— START OF Dataset section —

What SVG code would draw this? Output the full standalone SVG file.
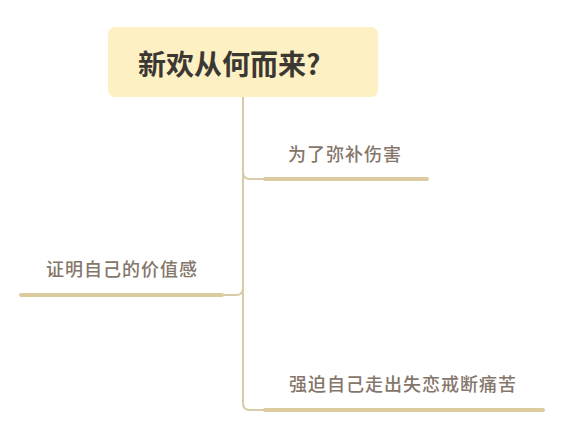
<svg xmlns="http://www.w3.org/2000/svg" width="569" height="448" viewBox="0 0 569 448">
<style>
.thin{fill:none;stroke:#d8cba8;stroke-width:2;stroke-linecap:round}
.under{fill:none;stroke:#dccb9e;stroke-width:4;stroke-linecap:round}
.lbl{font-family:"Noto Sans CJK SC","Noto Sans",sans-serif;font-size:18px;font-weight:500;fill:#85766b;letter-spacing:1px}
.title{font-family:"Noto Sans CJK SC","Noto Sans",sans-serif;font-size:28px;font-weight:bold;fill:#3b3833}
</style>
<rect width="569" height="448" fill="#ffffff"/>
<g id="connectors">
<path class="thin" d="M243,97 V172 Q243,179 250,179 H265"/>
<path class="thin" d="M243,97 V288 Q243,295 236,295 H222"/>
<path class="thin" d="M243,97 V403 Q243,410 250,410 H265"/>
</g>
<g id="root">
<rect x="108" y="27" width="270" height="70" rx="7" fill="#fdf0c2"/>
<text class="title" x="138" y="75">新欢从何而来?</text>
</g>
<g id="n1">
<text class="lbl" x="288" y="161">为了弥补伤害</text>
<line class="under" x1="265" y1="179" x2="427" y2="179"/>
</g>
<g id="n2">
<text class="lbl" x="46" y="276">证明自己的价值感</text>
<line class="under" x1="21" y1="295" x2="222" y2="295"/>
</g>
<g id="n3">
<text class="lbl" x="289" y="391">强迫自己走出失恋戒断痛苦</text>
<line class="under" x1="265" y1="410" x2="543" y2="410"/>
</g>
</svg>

— END OF Dataset section —

Transcribe the material exactly, leaving every picture out.

What SVG code would draw this? Output the full standalone SVG file.
<svg xmlns="http://www.w3.org/2000/svg" width="569" height="448" viewBox="0 0 569 448">
<style>
.thin{fill:none;stroke:#d8cba8;stroke-width:2;stroke-linecap:round}
.under{fill:none;stroke:#dccb9e;stroke-width:4;stroke-linecap:round}
.lbl{font-family:"Noto Sans CJK SC","Noto Sans",sans-serif;font-size:18px;font-weight:500;fill:#85766b;letter-spacing:1px}
.title{font-family:"Noto Sans CJK SC","Noto Sans",sans-serif;font-size:28px;font-weight:bold;fill:#3b3833}
</style>
<rect width="569" height="448" fill="#ffffff"/>
<g id="connectors">
<path class="thin" d="M243,97 V172 Q243,179 250,179 H265"/>
<path class="thin" d="M243,97 V288 Q243,295 236,295 H222"/>
<path class="thin" d="M243,97 V403 Q243,410 250,410 H265"/>
</g>
<g id="root">
<rect x="108" y="27" width="270" height="70" rx="7" fill="#fdf0c2"/>
<text class="title" x="138" y="75">新欢从何而来?</text>
</g>
<g id="n1">
<text class="lbl" x="288" y="161">为了弥补伤害</text>
<line class="under" x1="265" y1="179" x2="427" y2="179"/>
</g>
<g id="n2">
<text class="lbl" x="46" y="276">证明自己的价值感</text>
<line class="under" x1="21" y1="295" x2="222" y2="295"/>
</g>
<g id="n3">
<text class="lbl" x="289" y="391">强迫自己走出失恋戒断痛苦</text>
<line class="under" x1="265" y1="410" x2="543" y2="410"/>
</g>
</svg>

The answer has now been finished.